Aim -> Reproduce the listing below word for word, with no pictures.

Data extract ->
## Begin
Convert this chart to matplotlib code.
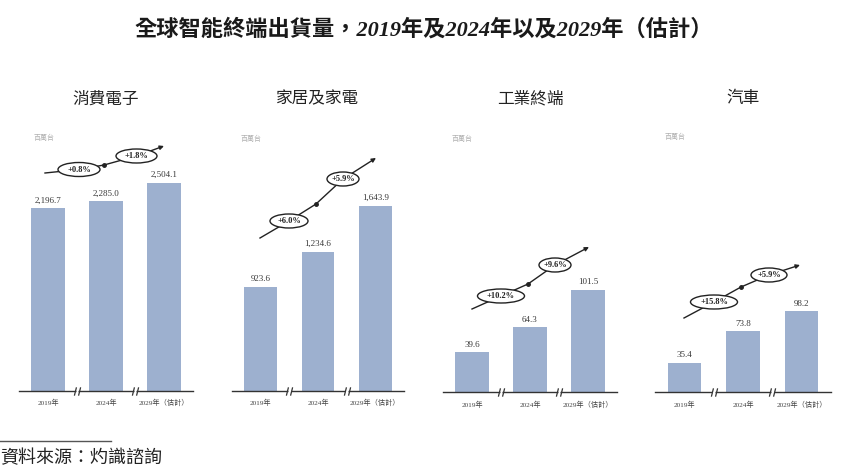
import matplotlib
matplotlib.use("Agg")
import matplotlib.pyplot as plt
import matplotlib.transforms as mtransforms
from matplotlib.patches import Ellipse, FancyArrowPatch
from matplotlib.lines import Line2D
from matplotlib.path import Path

# ---- data -------------------------------------------------------------
segments = ["消費電子", "家居及家電", "工業終端", "汽車"]
years = ["2019年", "2024年", "2029年（估計）"]
consumer_electronics = [2196.7, 2285.0, 2504.1]
home_appliances = [923.6, 1234.6, 1643.9]
industrial_terminals = [39.6, 64.3, 101.5]
automotive = [35.4, 73.8, 98.2]
cagr_2019_2024 = ["+0.8%", "+6.0%", "+10.2%", "+15.8%"]
cagr_2024_2029 = ["+1.8%", "+5.9%", "+9.6%", "+5.9%"]
unit_label = "百萬台"
title = "全球智能終端出貨量，2019年及2024年以及2029年（估計）"
source = "資料來源：灼識諮詢"

series = [consumer_electronics, home_appliances, industrial_terminals, automotive]

# ---- layout / style ---------------------------------------------------
W, H = 844, 470
BAR_COLOR = "#9db0cf"
SERIF_CJK = ["Liberation Serif", "Noto Sans CJK TC"]
SANS_CJK = ["Noto Sans CJK TC", "DejaVu Sans"]

fig = plt.figure(figsize=(W / 100, H / 100), dpi=100)
# pixel coordinates measured from the top-left corner of the figure
px = mtransforms.Affine2D().scale(1 / W, -1 / H).translate(0, 1) + fig.transFigure

# (left, right, baseline) of each panel in pixels, top of plotting area
panel_box = [(19, 193, 390.5), (232, 404, 390.5), (443, 617, 392), (655, 831, 392)]
axes_top = 110
y_top = [3380, 2493, 280, 342]
unit_pos = [(34, 138), (241, 139), (452, 139), (665, 137)]

# growth-arrow geometry per panel: start, ellipse1, dot, ellipse2, tip, ellipse widths
arrow_geom = [
    dict(start=(45, 173), e1=(79, 169.5), dot=(104, 165), e2=(136.5, 156), tip=(164, 146), w=(42, 41)),
    dict(start=(260, 238), e1=(289, 221), dot=(316, 204), e2=(343, 179), tip=(376, 158), w=(38, 32)),
    dict(start=(472, 309), e1=(501, 296), dot=(528, 284), e2=(555, 265), tip=(589, 247), w=(47, 32)),
    dict(start=(684, 318), e1=(714, 302), dot=(741, 287), e2=(769, 275), tip=(800, 265), w=(47, 36)),
]

slash_marker = Path([(-1.5, -2), (-0.5, 2), (0.5, -2), (1.5, 2)],
                    [Path.MOVETO, Path.LINETO, Path.MOVETO, Path.LINETO])

for i, values in enumerate(series):
    left, right, base = panel_box[i]
    ax = fig.add_axes([left / W, 1 - base / H, (right - left) / W, (base - axes_top) / H])
    x = list(range(len(values)))
    bars = ax.bar(x, values, width=0.57, color=BAR_COLOR, zorder=2)
    ax.bar_label(bars, labels=[f"{v:,.1f}" for v in values], padding=2.5,
                 fontsize=6.5, family="Liberation Serif", color="#3a3a3a")
    ax.set_xlim(-0.5, 2.5)
    ax.set_ylim(0, y_top[i])
    ax.set_yticks([])
    ax.set_xticks(x, years)
    ax.tick_params(axis="x", length=0, pad=6, labelsize=5.2, labelcolor="#444444")
    for lbl in ax.get_xticklabels():
        lbl.set_fontfamily(SERIF_CJK)
    for side in ("top", "left", "right"):
        ax.spines[side].set_visible(False)
    ax.spines["bottom"].set_color("#333333")
    ax.spines["bottom"].set_linewidth(1.0)
    ax.patch.set_alpha(0)

    # axis-break marks between the years
    xt = ax.get_xaxis_transform()
    for xb in (0.5, 1.5):
        ax.plot([xb - 0.022, xb + 0.022], [0, 0], color="white", lw=2.2,
                transform=xt, clip_on=False, zorder=4, solid_capstyle="butt")
        ax.plot([xb], [0], marker=slash_marker, markersize=6, markeredgewidth=0.9,
                color="#333333", transform=xt, clip_on=False, zorder=5)

    # panel heading and unit
    fig.text((left + right) / 2, 99, segments[i], transform=px, ha="center", va="center",
             fontsize=12, family=SANS_CJK, color="#222222")
    fig.text(unit_pos[i][0], unit_pos[i][1], unit_label, transform=px, ha="left",
             va="center", fontsize=5, family=SANS_CJK, color="#b0b0b0", style="italic")

    # growth arrow with CAGR ellipses
    g = arrow_geom[i]
    pts = [g["start"], g["e1"], g["dot"], g["e2"]]
    fig.add_artist(Line2D([p[0] for p in pts], [p[1] for p in pts], transform=px,
                          color="#222222", lw=1.0, zorder=3))
    fig.add_artist(FancyArrowPatch(g["e2"], g["tip"], transform=px, arrowstyle="-|>",
                                   mutation_scale=6, color="#222222", lw=1.0,
                                   shrinkA=0, shrinkB=0, zorder=3))
    fig.add_artist(Line2D([g["dot"][0]], [g["dot"][1]], transform=px, marker="o",
                          markersize=2.5, color="#222222", zorder=3))
    for center, width, label in ((g["e1"], g["w"][0], cagr_2019_2024[i]),
                                 (g["e2"], g["w"][1], cagr_2024_2029[i])):
        fig.add_artist(Ellipse(center, width, 14, transform=px, facecolor="white",
                               edgecolor="#222222", lw=1.0, zorder=4))
        fig.text(center[0], center[1], label, transform=px, ha="center", va="center",
                 fontsize=6, fontweight="bold", family="Liberation Serif",
                 color="#222222", zorder=5)

# chart title
fig.text(424, 30, title, transform=px, ha="center", va="center", fontsize=16,
         family=SERIF_CJK, style="italic", fontweight="bold", color="#1a1a1a")

# source note
fig.add_artist(Line2D([0, 111], [441, 441], transform=px, color="#555555", lw=1.0))
fig.text(0, 458, source, transform=px, ha="left", va="center", fontsize=13,
         family=SANS_CJK, color="#222222")

fig.savefig("out.png", dpi=100)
## End
Response to the exercise ->
Convert this chart to matplotlib code.
import matplotlib
matplotlib.use("Agg")
import matplotlib.pyplot as plt
import matplotlib.transforms as mtransforms
from matplotlib.patches import Ellipse, FancyArrowPatch
from matplotlib.lines import Line2D
from matplotlib.path import Path

# ---- data -------------------------------------------------------------
segments = ["消費電子", "家居及家電", "工業終端", "汽車"]
years = ["2019年", "2024年", "2029年（估計）"]
consumer_electronics = [2196.7, 2285.0, 2504.1]
home_appliances = [923.6, 1234.6, 1643.9]
industrial_terminals = [39.6, 64.3, 101.5]
automotive = [35.4, 73.8, 98.2]
cagr_2019_2024 = ["+0.8%", "+6.0%", "+10.2%", "+15.8%"]
cagr_2024_2029 = ["+1.8%", "+5.9%", "+9.6%", "+5.9%"]
unit_label = "百萬台"
title = "全球智能終端出貨量，2019年及2024年以及2029年（估計）"
source = "資料來源：灼識諮詢"

series = [consumer_electronics, home_appliances, industrial_terminals, automotive]

# ---- layout / style ---------------------------------------------------
W, H = 844, 470
BAR_COLOR = "#9db0cf"
SERIF_CJK = ["Liberation Serif", "Noto Sans CJK TC"]
SANS_CJK = ["Noto Sans CJK TC", "DejaVu Sans"]

fig = plt.figure(figsize=(W / 100, H / 100), dpi=100)
# pixel coordinates measured from the top-left corner of the figure
px = mtransforms.Affine2D().scale(1 / W, -1 / H).translate(0, 1) + fig.transFigure

# (left, right, baseline) of each panel in pixels, top of plotting area
panel_box = [(19, 193, 390.5), (232, 404, 390.5), (443, 617, 392), (655, 831, 392)]
axes_top = 110
y_top = [3380, 2493, 280, 342]
unit_pos = [(34, 138), (241, 139), (452, 139), (665, 137)]

# growth-arrow geometry per panel: start, ellipse1, dot, ellipse2, tip, ellipse widths
arrow_geom = [
    dict(start=(45, 173), e1=(79, 169.5), dot=(104, 165), e2=(136.5, 156), tip=(164, 146), w=(42, 41)),
    dict(start=(260, 238), e1=(289, 221), dot=(316, 204), e2=(343, 179), tip=(376, 158), w=(38, 32)),
    dict(start=(472, 309), e1=(501, 296), dot=(528, 284), e2=(555, 265), tip=(589, 247), w=(47, 32)),
    dict(start=(684, 318), e1=(714, 302), dot=(741, 287), e2=(769, 275), tip=(800, 265), w=(47, 36)),
]

slash_marker = Path([(-1.5, -2), (-0.5, 2), (0.5, -2), (1.5, 2)],
                    [Path.MOVETO, Path.LINETO, Path.MOVETO, Path.LINETO])

for i, values in enumerate(series):
    left, right, base = panel_box[i]
    ax = fig.add_axes([left / W, 1 - base / H, (right - left) / W, (base - axes_top) / H])
    x = list(range(len(values)))
    bars = ax.bar(x, values, width=0.57, color=BAR_COLOR, zorder=2)
    ax.bar_label(bars, labels=[f"{v:,.1f}" for v in values], padding=2.5,
                 fontsize=6.5, family="Liberation Serif", color="#3a3a3a")
    ax.set_xlim(-0.5, 2.5)
    ax.set_ylim(0, y_top[i])
    ax.set_yticks([])
    ax.set_xticks(x, years)
    ax.tick_params(axis="x", length=0, pad=6, labelsize=5.2, labelcolor="#444444")
    for lbl in ax.get_xticklabels():
        lbl.set_fontfamily(SERIF_CJK)
    for side in ("top", "left", "right"):
        ax.spines[side].set_visible(False)
    ax.spines["bottom"].set_color("#333333")
    ax.spines["bottom"].set_linewidth(1.0)
    ax.patch.set_alpha(0)

    # axis-break marks between the years
    xt = ax.get_xaxis_transform()
    for xb in (0.5, 1.5):
        ax.plot([xb - 0.022, xb + 0.022], [0, 0], color="white", lw=2.2,
                transform=xt, clip_on=False, zorder=4, solid_capstyle="butt")
        ax.plot([xb], [0], marker=slash_marker, markersize=6, markeredgewidth=0.9,
                color="#333333", transform=xt, clip_on=False, zorder=5)

    # panel heading and unit
    fig.text((left + right) / 2, 99, segments[i], transform=px, ha="center", va="center",
             fontsize=12, family=SANS_CJK, color="#222222")
    fig.text(unit_pos[i][0], unit_pos[i][1], unit_label, transform=px, ha="left",
             va="center", fontsize=5, family=SANS_CJK, color="#b0b0b0", style="italic")

    # growth arrow with CAGR ellipses
    g = arrow_geom[i]
    pts = [g["start"], g["e1"], g["dot"], g["e2"]]
    fig.add_artist(Line2D([p[0] for p in pts], [p[1] for p in pts], transform=px,
                          color="#222222", lw=1.0, zorder=3))
    fig.add_artist(FancyArrowPatch(g["e2"], g["tip"], transform=px, arrowstyle="-|>",
                                   mutation_scale=6, color="#222222", lw=1.0,
                                   shrinkA=0, shrinkB=0, zorder=3))
    fig.add_artist(Line2D([g["dot"][0]], [g["dot"][1]], transform=px, marker="o",
                          markersize=2.5, color="#222222", zorder=3))
    for center, width, label in ((g["e1"], g["w"][0], cagr_2019_2024[i]),
                                 (g["e2"], g["w"][1], cagr_2024_2029[i])):
        fig.add_artist(Ellipse(center, width, 14, transform=px, facecolor="white",
                               edgecolor="#222222", lw=1.0, zorder=4))
        fig.text(center[0], center[1], label, transform=px, ha="center", va="center",
                 fontsize=6, fontweight="bold", family="Liberation Serif",
                 color="#222222", zorder=5)

# chart title
fig.text(424, 30, title, transform=px, ha="center", va="center", fontsize=16,
         family=SERIF_CJK, style="italic", fontweight="bold", color="#1a1a1a")

# source note
fig.add_artist(Line2D([0, 111], [441, 441], transform=px, color="#555555", lw=1.0))
fig.text(0, 458, source, transform=px, ha="left", va="center", fontsize=13,
         family=SANS_CJK, color="#222222")

fig.savefig("out.png", dpi=100)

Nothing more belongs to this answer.